Source data
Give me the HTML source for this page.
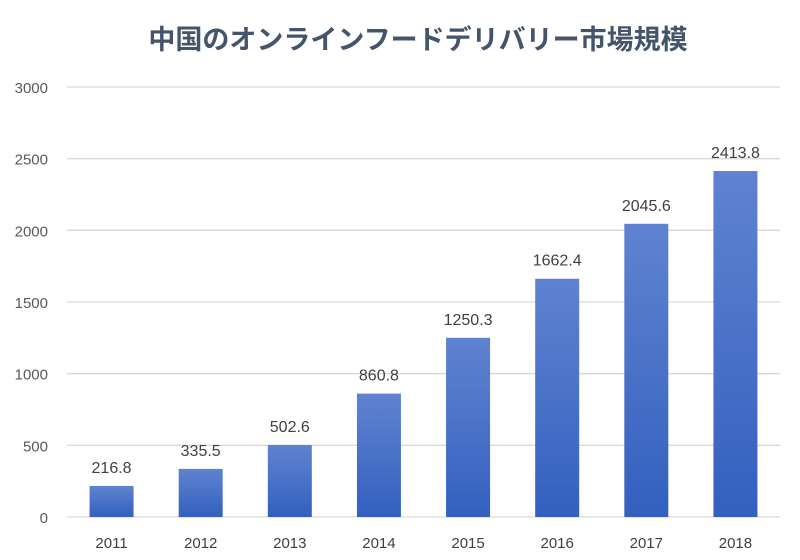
<!DOCTYPE html>
<html><head><meta charset="utf-8"><style>
body{margin:0;background:#fff;}
svg{display:block;font-family:"Liberation Sans","Noto Sans CJK JP",sans-serif;}
</style></head><body>
<svg width="800" height="560" viewBox="0 0 800 560">
<defs><linearGradient id="g" x1="0" y1="0" x2="0" y2="1"><stop offset="0" stop-color="#5f83d0"/><stop offset="1" stop-color="#3360bf"/></linearGradient></defs>
<text x="418" y="49" text-anchor="middle" font-size="27" font-weight="bold" fill="#44546a">中国のオンラインフードデリバリー市場規模</text>
<g id="grid"></g><g id="bars"></g>
</svg>
<script>
const categories=["2011","2012","2013","2014","2015","2016","2017","2018"];
const values=[216.8,335.5,502.6,860.8,1250.3,1662.4,2045.6,2413.8];
const yTicks=[0,500,1000,1500,2000,2500,3000];
const ns="http://www.w3.org/2000/svg";
const x0=67,x1=780,y0=517,yTop=87,yMax=3000;
const step=(x1-x0)/categories.length;
const xc=i=>x0+step*(i+0.5);
const y=v=>y0-(v/yMax)*(y0-yTop);
function mk(t,a,p){const e=document.createElementNS(ns,t);for(const k in a)e.setAttribute(k,a[k]);p.appendChild(e);return e;}
const grid=document.getElementById('grid'),bars=document.getElementById('bars');
yTicks.forEach(v=>{
 const l=mk('line',{x1:x0,x2:x1,y1:y(v),y2:y(v),stroke:'#d9d9d9','stroke-width':1.3},grid);
 
 
 const t=mk('text',{x:48,y:y(v)+6,'text-anchor':'end','font-size':15,fill:'#595959'},grid);
 t.textContent=v;
 
 
});
categories.forEach((c,i)=>{
 const r=mk('rect',{x:xc(i)-22,y:y(values[i]),width:44,height:y0-y(values[i]),fill:'url(#g)'},bars);
 
 
 const t=mk('text',{x:xc(i),y:y(values[i])-13,'text-anchor':'middle','font-size':16,fill:'#404040'},bars);
 t.textContent=values[i];
 
 
 const xl=mk('text',{x:xc(i),y:548,'text-anchor':'middle','font-size':15,fill:'#404040'},bars);
 xl.textContent=c;
 
 
});
</script>
</body></html>
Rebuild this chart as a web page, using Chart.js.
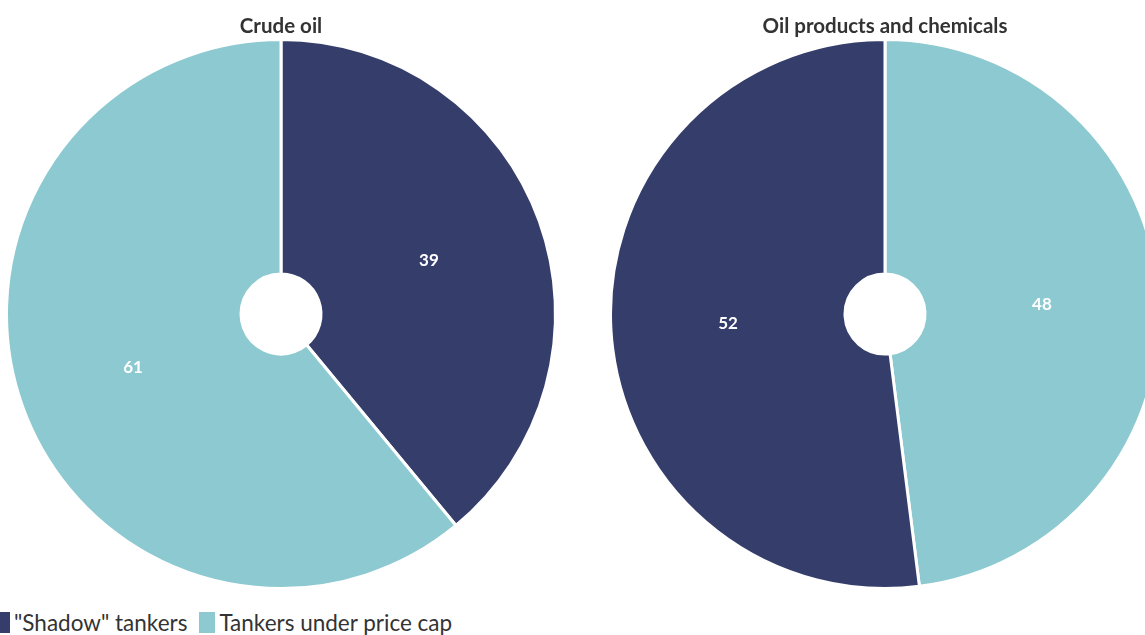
<!DOCTYPE html>
<html>
<head>
<meta charset="utf-8">
<script src="https://cdn.jsdelivr.net/npm/chart.js@4/dist/chart.umd.min.js"></script>
<style>
  html, body { margin: 0; padding: 0; background: #fff; }
  body { width: 1145px; height: 635px; overflow: hidden; position: relative; font-family: Lato, "Open Sans", sans-serif; }
  .pie { position: absolute; top: 0; width: 562px; height: 590px; }
  #crudeWrap { left: 0; }
  #productsWrap { left: 604px; }
  .legend { position: absolute; left: -6px; top: 609px; display: flex; align-items: center; font-size: 22.5px; color: #333; }
  .legend span.box { display: inline-block; width: 16px; height: 21px; margin-right: 4px; }
  .legend span.item { display: inline-flex; align-items: center; margin-right: 12px; }
</style>
</head>
<body>
<div id="crudeWrap" class="pie"><canvas id="crudeChart"></canvas></div>
<div id="productsWrap" class="pie"><canvas id="productsChart"></canvas></div>
<div class="legend" id="legend"></div>
<script>
const seriesNames = ['"Shadow" tankers', "Tankers under price cap"];
const seriesColors = ["#353e6b", "#8dc9d1"];

// crude oil: shadow first, products: price cap first (both clockwise from top)
const crudeLabels = ['"Shadow" tankers', "Tankers under price cap"];
const crudeValues = [39, 61];
const productsLabels = ["Tankers under price cap", '"Shadow" tankers'];
const productsValues = [48, 52];

const colorFor = (name) => seriesColors[seriesNames.indexOf(name)];

// write each slice value in the middle of its arc
const sliceValues = {
  id: "sliceValues",
  afterDatasetsDraw(chart) {
    const ctx = chart.ctx;
    const meta = chart.getDatasetMeta(0);
    ctx.save();
    ctx.fillStyle = "#fff";
    ctx.font = "bold 17px Lato, sans-serif";
    ctx.textAlign = "center";
    ctx.textBaseline = "middle";
    meta.data.forEach((arc, i) => {
      const pos = arc.tooltipPosition();
      ctx.fillText(chart.data.datasets[0].data[i], pos.x, pos.y);
    });
    ctx.restore();
  },
};

const makePie = (canvasId, title, labels, values) => {
  return new Chart(document.getElementById(canvasId), {
    type: "doughnut",
    data: {
      labels: labels,
      datasets: [
        {
          data: values,
          backgroundColor: labels.map(colorFor),
          borderColor: "#fff",
          borderWidth: 3,
          hoverOffset: 0,
        },
      ],
    },
    options: {
      responsive: true,
      maintainAspectRatio: false,
      animation: false,
      cutout: 40,
      layout: { padding: 0 },
      plugins: {
        legend: { display: false },
        tooltip: { enabled: false },
        title: {
          display: true,
          text: title,
          color: "#333",
          font: { family: "Lato, sans-serif", size: 20.5, weight: "bold", lineHeight: 1 },
          padding: { top: 16, bottom: 1.5 },
        },
      },
    },
    plugins: [sliceValues],
  });
};

makePie("crudeChart", "Crude oil", crudeLabels, crudeValues);
makePie("productsChart", "Oil products and chemicals", productsLabels, productsValues);

const legend = document.getElementById("legend");
seriesNames.forEach((name, i) => {
  const item = document.createElement("span");
  item.className = "item";
  const box = document.createElement("span");
  box.className = "box";
  box.style.background = seriesColors[i];
  item.appendChild(box);
  item.appendChild(document.createTextNode(name));
  legend.appendChild(item);
});
</script>
</body>
</html>
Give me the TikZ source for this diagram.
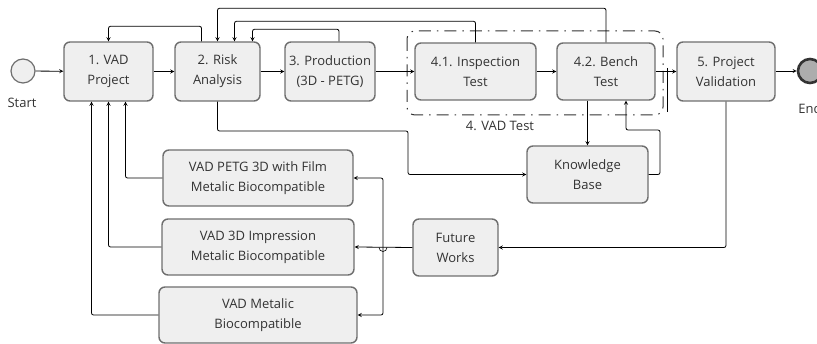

**Objective:** Using the material above, set down every line exactly, but skip the pictures.

**Written solution:**
Give me the HTML source for this page.
<!DOCTYPE html>
<html><head><meta charset="utf-8"><style>
body{margin:0;background:#fff;}
svg{display:block;font-family:"Liberation Sans","Noto Sans CJK JP",sans-serif;}
</style></head><body>
<svg width="800" height="560" viewBox="0 0 800 560">
<defs><linearGradient id="g" x1="0" y1="0" x2="0" y2="1"><stop offset="0" stop-color="#5f83d0"/><stop offset="1" stop-color="#3360bf"/></linearGradient></defs>
<text x="418" y="49" text-anchor="middle" font-size="27" font-weight="bold" fill="#44546a">中国のオンラインフードデリバリー市場規模</text>
<g id="grid"></g><g id="bars"></g>
</svg>
<script>
const categories=["2011","2012","2013","2014","2015","2016","2017","2018"];
const values=[216.8,335.5,502.6,860.8,1250.3,1662.4,2045.6,2413.8];
const yTicks=[0,500,1000,1500,2000,2500,3000];
const ns="http://www.w3.org/2000/svg";
const x0=67,x1=780,y0=517,yTop=87,yMax=3000;
const step=(x1-x0)/categories.length;
const xc=i=>x0+step*(i+0.5);
const y=v=>y0-(v/yMax)*(y0-yTop);
function mk(t,a,p){const e=document.createElementNS(ns,t);for(const k in a)e.setAttribute(k,a[k]);p.appendChild(e);return e;}
const grid=document.getElementById('grid'),bars=document.getElementById('bars');
yTicks.forEach(v=>{
 const l=mk('line',{x1:x0,x2:x1,y1:y(v),y2:y(v),stroke:'#d9d9d9','stroke-width':1.3},grid);
 
 
 const t=mk('text',{x:48,y:y(v)+6,'text-anchor':'end','font-size':15,fill:'#595959'},grid);
 t.textContent=v;
 
 
});
categories.forEach((c,i)=>{
 const r=mk('rect',{x:xc(i)-22,y:y(values[i]),width:44,height:y0-y(values[i]),fill:'url(#g)'},bars);
 
 
 const t=mk('text',{x:xc(i),y:y(values[i])-13,'text-anchor':'middle','font-size':16,fill:'#404040'},bars);
 t.textContent=values[i];
 
 
 const xl=mk('text',{x:xc(i),y:548,'text-anchor':'middle','font-size':15,fill:'#404040'},bars);
 xl.textContent=c;
 
 
});
</script>
</body></html>
Rebuild this chart as a web page, using Chart.js.
<!DOCTYPE html>
<html>
<head>
<meta charset="utf-8">
<script src="https://cdn.jsdelivr.net/npm/chart.js@4/dist/chart.umd.min.js"></script>
<style>
  html, body { margin: 0; padding: 0; background: #fff; }
  body { width: 1145px; height: 635px; overflow: hidden; position: relative; font-family: Lato, "Open Sans", sans-serif; }
  .pie { position: absolute; top: 0; width: 562px; height: 590px; }
  #crudeWrap { left: 0; }
  #productsWrap { left: 604px; }
  .legend { position: absolute; left: -6px; top: 609px; display: flex; align-items: center; font-size: 22.5px; color: #333; }
  .legend span.box { display: inline-block; width: 16px; height: 21px; margin-right: 4px; }
  .legend span.item { display: inline-flex; align-items: center; margin-right: 12px; }
</style>
</head>
<body>
<div id="crudeWrap" class="pie"><canvas id="crudeChart"></canvas></div>
<div id="productsWrap" class="pie"><canvas id="productsChart"></canvas></div>
<div class="legend" id="legend"></div>
<script>
const seriesNames = ['"Shadow" tankers', "Tankers under price cap"];
const seriesColors = ["#353e6b", "#8dc9d1"];

// crude oil: shadow first, products: price cap first (both clockwise from top)
const crudeLabels = ['"Shadow" tankers', "Tankers under price cap"];
const crudeValues = [39, 61];
const productsLabels = ["Tankers under price cap", '"Shadow" tankers'];
const productsValues = [48, 52];

const colorFor = (name) => seriesColors[seriesNames.indexOf(name)];

// write each slice value in the middle of its arc
const sliceValues = {
  id: "sliceValues",
  afterDatasetsDraw(chart) {
    const ctx = chart.ctx;
    const meta = chart.getDatasetMeta(0);
    ctx.save();
    ctx.fillStyle = "#fff";
    ctx.font = "bold 17px Lato, sans-serif";
    ctx.textAlign = "center";
    ctx.textBaseline = "middle";
    meta.data.forEach((arc, i) => {
      const pos = arc.tooltipPosition();
      ctx.fillText(chart.data.datasets[0].data[i], pos.x, pos.y);
    });
    ctx.restore();
  },
};

const makePie = (canvasId, title, labels, values) => {
  return new Chart(document.getElementById(canvasId), {
    type: "doughnut",
    data: {
      labels: labels,
      datasets: [
        {
          data: values,
          backgroundColor: labels.map(colorFor),
          borderColor: "#fff",
          borderWidth: 3,
          hoverOffset: 0,
        },
      ],
    },
    options: {
      responsive: true,
      maintainAspectRatio: false,
      animation: false,
      cutout: 40,
      layout: { padding: 0 },
      plugins: {
        legend: { display: false },
        tooltip: { enabled: false },
        title: {
          display: true,
          text: title,
          color: "#333",
          font: { family: "Lato, sans-serif", size: 20.5, weight: "bold", lineHeight: 1 },
          padding: { top: 16, bottom: 1.5 },
        },
      },
    },
    plugins: [sliceValues],
  });
};

makePie("crudeChart", "Crude oil", crudeLabels, crudeValues);
makePie("productsChart", "Oil products and chemicals", productsLabels, productsValues);

const legend = document.getElementById("legend");
seriesNames.forEach((name, i) => {
  const item = document.createElement("span");
  item.className = "item";
  const box = document.createElement("span");
  box.className = "box";
  box.style.background = seriesColors[i];
  item.appendChild(box);
  item.appendChild(document.createTextNode(name));
  legend.appendChild(item);
});
</script>
</body>
</html>
Give me the TikZ source for this diagram.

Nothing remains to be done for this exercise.